Lately, in the wave of sentimentality that always seems to follow success, much has been written to the effect that Miss Monroe is not merely attractive but also has gifts as a comedienne. She has few. She is not nearly as good an actress, for instance, as her Continental counterpart, Miss Bardot; she lacks the French girl’s voice, verve, moderate technical proficiency, and certainly lacks her range. But by now Miss Monroe and her advisers have learned where her strengths lie, and this role is superbly designed to conceal the weaknesses and display the strengths—physical and personal. One aspect of her superiority over such pneumatic dummies as Jayne Mansfield, Anita Ekberg, and Diana Dors is that she has learned not to take sex seriously. As a performer she kids sex; and as a character, in this film, she is so humble about her attractiveness that her effect is equal parts sexual and endearing. It is rumpled, unpretentious, good-hearted sex.

Lola Montes, 1969

The first time G. K. Chesterton walked down Broadway at night past the flashing electric advertisements, he said, “What a wonderful experience this must be for someone who can’t read.” In the case of Lola, one might add: or for those who want to pretend they can’t—figuratively—read. For the script of Lola is just one more teary version of the Prostitute with the Heart of Gold.

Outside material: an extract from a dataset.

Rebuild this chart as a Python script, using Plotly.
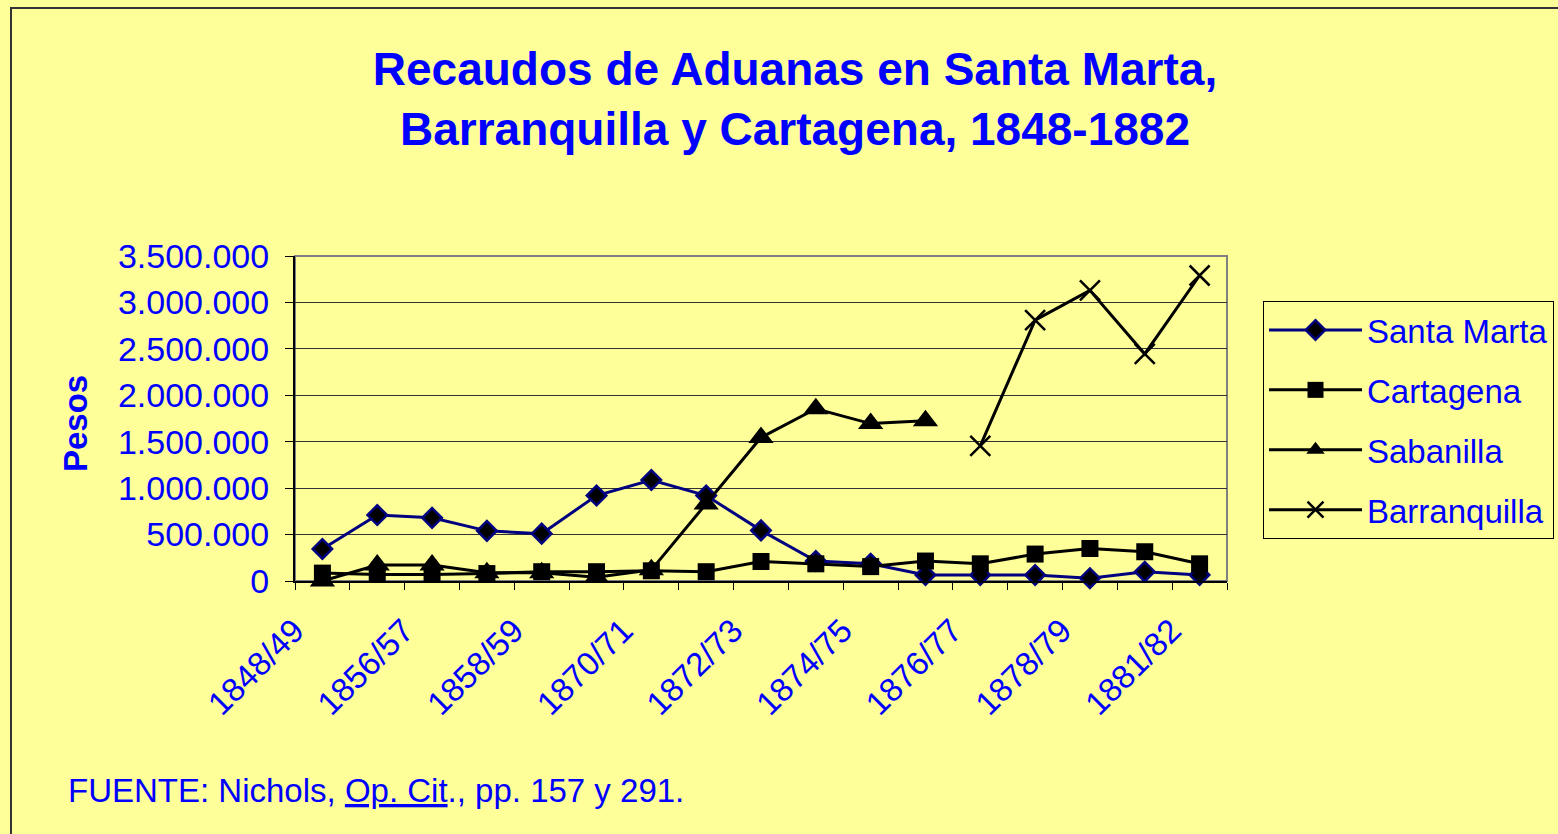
import plotly.graph_objects as go

# ---- data ----
periodos = ["1848/49", "1855/56", "1856/57", "1857/58", "1858/59", "1869/70",
            "1870/71", "1871/72", "1872/73", "1873/74", "1874/75", "1875/76",
            "1876/77", "1877/78", "1878/79", "1879/80", "1881/82"]
santa_marta = [345000, 710000, 680000, 540000, 510000, 920000, 1088000, 920000,
               545000, 215000, 185000, 65000, 65000, 65000, 30000, 100000, 65000]
cartagena = [85000, 70000, 70000, 80000, 100000, 100000, 110000, 100000,
             210000, 185000, 155000, 215000, 185000, 290000, 350000, 315000, 185000]
sabanilla = [0, 172000, 172000, 90000, 90000, 40000, 120000, 830000,
             1545000, 1855000, 1695000, 1725000, None, None, None, None, None]
barranquilla = [None] * 12 + [1455000, 2810000, 3130000, 2445000, 3290000]
etiquetas_x = [p if i % 2 == 0 else "" for i, p in enumerate(periodos)]

BLUE = "#0000FF"
BG = "#FFFF99"
FONT = "Arial, Liberation Sans, sans-serif"

fig = go.Figure()
fig.add_trace(go.Scatter(
    x=periodos, y=santa_marta, name="Santa Marta", mode="lines+markers",
    line=dict(color="#000080", width=3), legendgroup="a",
    marker=dict(symbol="diamond", size=15, color="#000000",
                line=dict(color="#000080", width=2.5)),
    cliponaxis=False))
fig.add_trace(go.Scatter(
    x=periodos, y=cartagena, name="Cartagena", mode="lines+markers",
    line=dict(color="#000000", width=3), legendgroup="b",
    marker=dict(symbol="square", size=17, color="#000000"),
    cliponaxis=False))
fig.add_trace(go.Scatter(
    x=periodos, y=sabanilla, name="Sabanilla", mode="lines+markers",
    line=dict(color="#000000", width=3), legendgroup="c",
    marker=dict(symbol="triangle-up", size=22, color="#000000"),
    connectgaps=False, cliponaxis=False))
fig.add_trace(go.Scatter(
    x=periodos, y=barranquilla, name="Barranquilla", mode="lines+markers",
    line=dict(color="#000000", width=3), legendgroup="d",
    marker=dict(symbol="x-thin", size=20, color="#000000",
                line=dict(color="#000000", width=2.5)),
    connectgaps=False, cliponaxis=False))

fig.update_layout(
    width=1558, height=834,
    paper_bgcolor=BG, plot_bgcolor=BG,
    margin=dict(l=295, r=331, t=256, b=253, autoexpand=False),
    separators=",.",
    font=dict(family=FONT, color=BLUE, size=33),
    title=dict(
        text="<b>Recaudos de Aduanas en Santa Marta,<br>Barranquilla y Cartagena, 1848-1882</b>",
        font=dict(family=FONT, size=46, color=BLUE),
        xref="container", x=795 / 1558, xanchor="center",
        yref="container", y=1 - 85 / 834, yanchor="top"),
    showlegend=True,
    legend=dict(
        x=(1263 - 295) / 932, xanchor="left",
        y=(581 - 301) / 325, yanchor="top",
        bgcolor=BG, bordercolor="#000000", borderwidth=1,
        font=dict(family=FONT, size=33, color=BLUE),
        itemwidth=93, tracegroupgap=14, traceorder="grouped",
        itemsizing="trace"),
    xaxis=dict(
        type="category", tickvals=periodos, ticktext=etiquetas_x,
        tickson="boundaries", ticks="outside", ticklen=7, tickcolor="#000000",
        tickangle=-45, tickfont=dict(family=FONT, size=33, color=BLUE),
        ticklabelshift=-28, ticklabelstandoff=15,
        showline=True, linecolor="#000000", linewidth=2,
        showgrid=False, zeroline=False, range=[-0.5, 16.5]),
    yaxis=dict(
        range=[0, 3500000], dtick=500000, tick0=0, tickformat=",d",
        ticks="outside", ticklen=8, tickcolor="#000000",
        tickfont=dict(family=FONT, size=34, color=BLUE),
        ticklabelstandoff=9,
        showline=True, linecolor="#000000", linewidth=2,
        showgrid=True, gridcolor="#333333", gridwidth=1, zeroline=False),
    shapes=[
        dict(type="rect", xref="paper", yref="paper", x0=0, x1=1, y0=0, y1=1,
             line=dict(color="#808080", width=2), layer="below"),
        dict(type="rect", xref="paper", yref="paper",
             x0=(11 - 295) / 932, x1=2.0, y0=-2.0, y1=(581 - 8) / 325,
             line=dict(color="#333333", width=2), layer="below"),
    ],
    annotations=[
        dict(text="<b>Pesos</b>", textangle=-90, xref="paper", yref="paper",
             x=(75 - 295) / 932, y=(581 - 424) / 325, xanchor="center",
             yanchor="middle", showarrow=False,
             font=dict(family=FONT, size=33, color=BLUE)),
        dict(text="FUENTE: Nichols, <u>Op. Cit</u>., pp. 157 y 291.",
             xref="paper", yref="paper", x=(66 - 295) / 932,
             y=(581 - 790) / 325, xanchor="left", yanchor="middle",
             showarrow=False, font=dict(family=FONT, size=33, color=BLUE)),
    ],
)

fig.write_html("out.html", config={"displayModeBar": False},
               post_script="document.body.style.margin='0';")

To see this Lola as a mythopoeic figure of romance or a figure of the eternal Feminine, to posit that her story is related to our culture’s concepts of romance, is to me a quasi-adolescent insistence on glorifying whores. And the acting of most of the principals is very bad.

Some of the Lola admirers might agree with all of this; all of them might agree with some of it. Together they reject its relevance. Why? Because they subscribe, with passionate and unquestionable conviction, to a theory of the hierarchy of film values. They believe in selecting and exalting sheerly cinematic values, like the matters I have praised earlier, and in subordinating or discounting such matters as those I’ve objected to. To them, this is exultation in the true glory of cinema. To me, it is a derogation and patronization of cinema. To me, this hierarchy says, “This is what film can do and we mustn’t really expect it to do any more, mustn’t be disappointed if this is all it does.”

The worst aspect of this approach is that it crimps the film out of its cultural heritage: the cinematic and literary and theatrical and psychological and social and political—and says to it, “Just go and be cinematic. If anything else is achieved, good. If not, no great matter.” It is an aesthetic equivalent of the Victorian ethic of “knowing your place.”